Hi guys, first post on the site looking for a bit of advice!

Firstly my stats:
- 21 Years old
- 6'1- 205-210lbs
- 10% BF

This will be my second cycle(planning to start sometime in Jan 2013), first cycle was test E/dbol with good results in terms of gains but I finished the cycle at about 13-14% BF(due to me eating 5000 calories or so of literally anything) and 230lbs with some water to drop still, so since then I've been cutting to get to about 10% currently, but I think I've lost some muscle in the process.

I am planning to the run the cycle like this:
Weeks 1-8 50mg Tren ace - ED
Weeks 1-8 75mg Test prop - ED
Weeks 6-8 500iu HCG - E3D
Weeks 8-10 1500iu HCG - E3D
Weeks 1-10 Armidex 0.5mg - ED

Clomid & Nolva for PCT, was also thinking of getting hold of some caber and keeping it on hand just incase. And I will most likely be running clen on and off for the duration of the cycle.Does all this look ok? Or would anyone change things and why!

However my main question is about my diet during the cycle. I'm looking to drop down to 7/8% bodyfat whilst hoping to gain 10lbs + lean muscle. I've had a look around at other posts regarding this but the views seem to vary. Would it be possible to gain and lose at the same time in a calorie deficit, or could you even drop fat in a surplus on this cycle?
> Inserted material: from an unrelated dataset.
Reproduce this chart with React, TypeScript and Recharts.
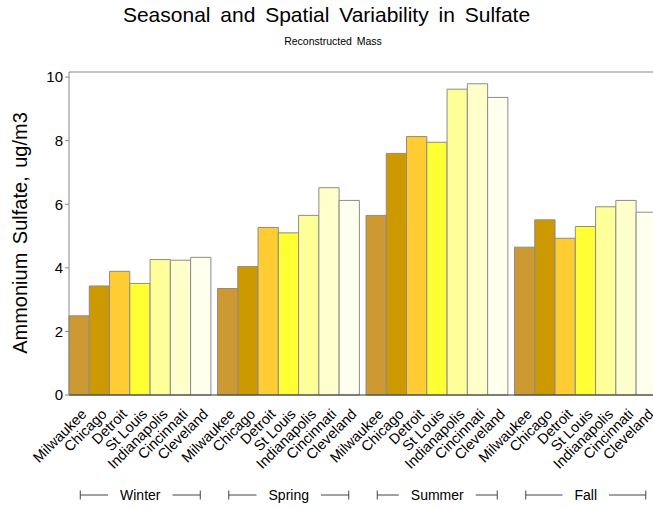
import { BarChart, Bar, XAxis, YAxis, ReferenceLine } from "recharts";

const seasons = ["Winter", "Spring", "Summer", "Fall"];
const cities = ["Milwaukee", "Chicago", "Detroit", "St Louis", "Indianapolis", "Cincinnati", "Cleveland"];

// ammonium sulfate by season, one array per site
const milwaukee = [2.49, 3.35, 5.65, 4.65];
const chicago = [3.43, 4.04, 7.6, 5.51];
const detroit = [3.89, 5.27, 8.13, 4.93];
const stLouis = [3.51, 5.1, 7.95, 5.3];
const indianapolis = [4.26, 5.65, 9.62, 5.92];
const cincinnati = [4.24, 6.52, 9.79, 6.12];
const cleveland = [4.33, 6.12, 9.36, 5.75];

const cityValues = [milwaukee, chicago, detroit, stLouis, indianapolis, cincinnati, cleveland];
const cityColors = ["#cc9933", "#cc9900", "#ffcc33", "#ffff33", "#ffff99", "#ffffcc", "#ffffee"];
const yTicks = [0, 2, 4, 6, 8, 10];

const data = seasons.map((season, i) => {
  const row: Record<string, string | number> = { season };
  cities.forEach((c, j) => {
    row[c] = cityValues[j][i];
  });
  return row;
});

const FONT = '"Liberation Sans", Arial, Helvetica, sans-serif';
const BAR_W = 20.27;
const Y_MAX = 10.16;

let ctx: CanvasRenderingContext2D | null = null;
const textWidth = (s: string, size: number) => {
  if (!ctx) ctx = document.createElement("canvas").getContext("2d");
  if (!ctx) return s.length * size * 0.55;
  ctx.font = `${size}px ${FONT}`;
  return ctx.measureText(s).width;
};

const SeasonTick = (props: any) => {
  const { x, payload } = props;
  const left = x - (BAR_W * cities.length) / 2;
  const label = String(payload.value);
  const half = textWidth(label, 14) / 2 + 12;
  const y0 = 495;
  return (
    <g>
      {cities.map((c, i) => {
        const cx = left + (i + 0.5) * BAR_W + 8;
        return (
          <text
            key={c}
            transform={`translate(${cx},${415}) rotate(-45)`}
            textAnchor="end"
            fontSize={14.5}
            fontFamily={FONT}
            fill="#000"
          >
            {c}
          </text>
        );
      })}
      <line x1={x - 60} x2={x - half} y1={y0} y2={y0} stroke="#444" />
      <line x1={x - 60} x2={x - 60} y1={y0 - 4.5} y2={y0 + 4.5} stroke="#444" />
      <line x1={x + half} x2={x + 60} y1={y0} y2={y0} stroke="#444" />
      <line x1={x + 60} x2={x + 60} y1={y0 - 4.5} y2={y0 + 4.5} stroke="#444" />
      <text x={x} y={y0} dy="0.36em" textAnchor="middle" fontSize={14} fontFamily={FONT} fill="#000">
        {label}
      </text>
    </g>
  );
};

export default function App() {
  return (
    <div
      style={{
        position: "absolute",
        left: 0,
        top: 0,
        width: 653,
        height: 508,
        overflow: "hidden",
        background: "#fff",
      }}
    >
      <BarChart
        width={660}
        height={508}
        data={data}
        margin={{ top: 72, right: 0, bottom: 0, left: 9 }}
        barGap={0}
        barSize={BAR_W}
      >
        <XAxis
          dataKey="season"
          height={113}
          interval={0}
          padding={{ left: -3, right: 0 }}
          tickLine={false}
          axisLine={{ stroke: "#333" }}
          tick={<SeasonTick />}
        />
        <YAxis
          width={60}
          domain={[0, Y_MAX]}
          ticks={yTicks}
          interval={0}
          tickSize={4}
          tickMargin={2}
          axisLine={{ stroke: "#888" }}
          tickLine={{ stroke: "#888" }}
          tick={{ fontSize: 15, fill: "#000", fontFamily: FONT }}
        />
        <ReferenceLine y={Y_MAX} stroke="#888" />
        {cities.map((c, i) => (
          <Bar
            key={c}
            dataKey={c}
            fill={cityColors[i]}
            stroke="#8c8c8c"
            strokeWidth={1}
            isAnimationActive={false}
          />
        ))}
      </BarChart>
      <svg
        width={653}
        height={508}
        style={{ position: "absolute", left: 0, top: 0, pointerEvents: "none" }}
      >
        <text
          x={326.5}
          y={22}
          textAnchor="middle"
          fontSize={21}
          fontFamily={FONT}
          fill="#000"
          style={{ wordSpacing: 4 }}
        >
          Seasonal and Spatial Variability in Sulfate
        </text>
        <text
          x={333}
          y={45}
          textAnchor="middle"
          fontSize={10.5}
          fontFamily={FONT}
          fill="#000"
          style={{ wordSpacing: 2 }}
        >
          Reconstructed Mass
        </text>
        <text
          transform="translate(27,233) rotate(-90)"
          textAnchor="middle"
          fontSize={20}
          fontFamily={FONT}
          fill="#000"
          style={{ wordSpacing: 3 }}
        >
          Ammonium Sulfate, ug/m3
        </text>
      </svg>
    </div>
  );
}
And are my goals unrealistic?I'm currently eating about 2000 calories, consisting of roughly 230g protein, 120g carb, 65g fat. But I was thinking of upping this slightly but still staying in a decifit, really not sure what to do though when it comes to nutrition & this cycle so if anyone has any experience on it, share!!

Thanks for any help!


----------



## h3o (Oct 31, 2012)

What does your workout look like and you know the risk of starting aas while this young right?  Your cycle looks good, imho when i get on any aas other then just test prop(which im on now) i try and eat around maintenance calories or slightly higher and work my ass off at the gym more.


----------



## ConnorM (Oct 31, 2012)

Currently training on a 5 day split, usually chest/biceps - legs - triceps - shoulders - back(sometimes biceps again its kind of a lacking point for me). At the moment I do CV 3 times a week after any of those days, usually 15-20 mins incline walking. I've seen on a few posts people saying they were in a deficit and still gained on this particular cycle, wondered if anyone can confirm this maybe.


----------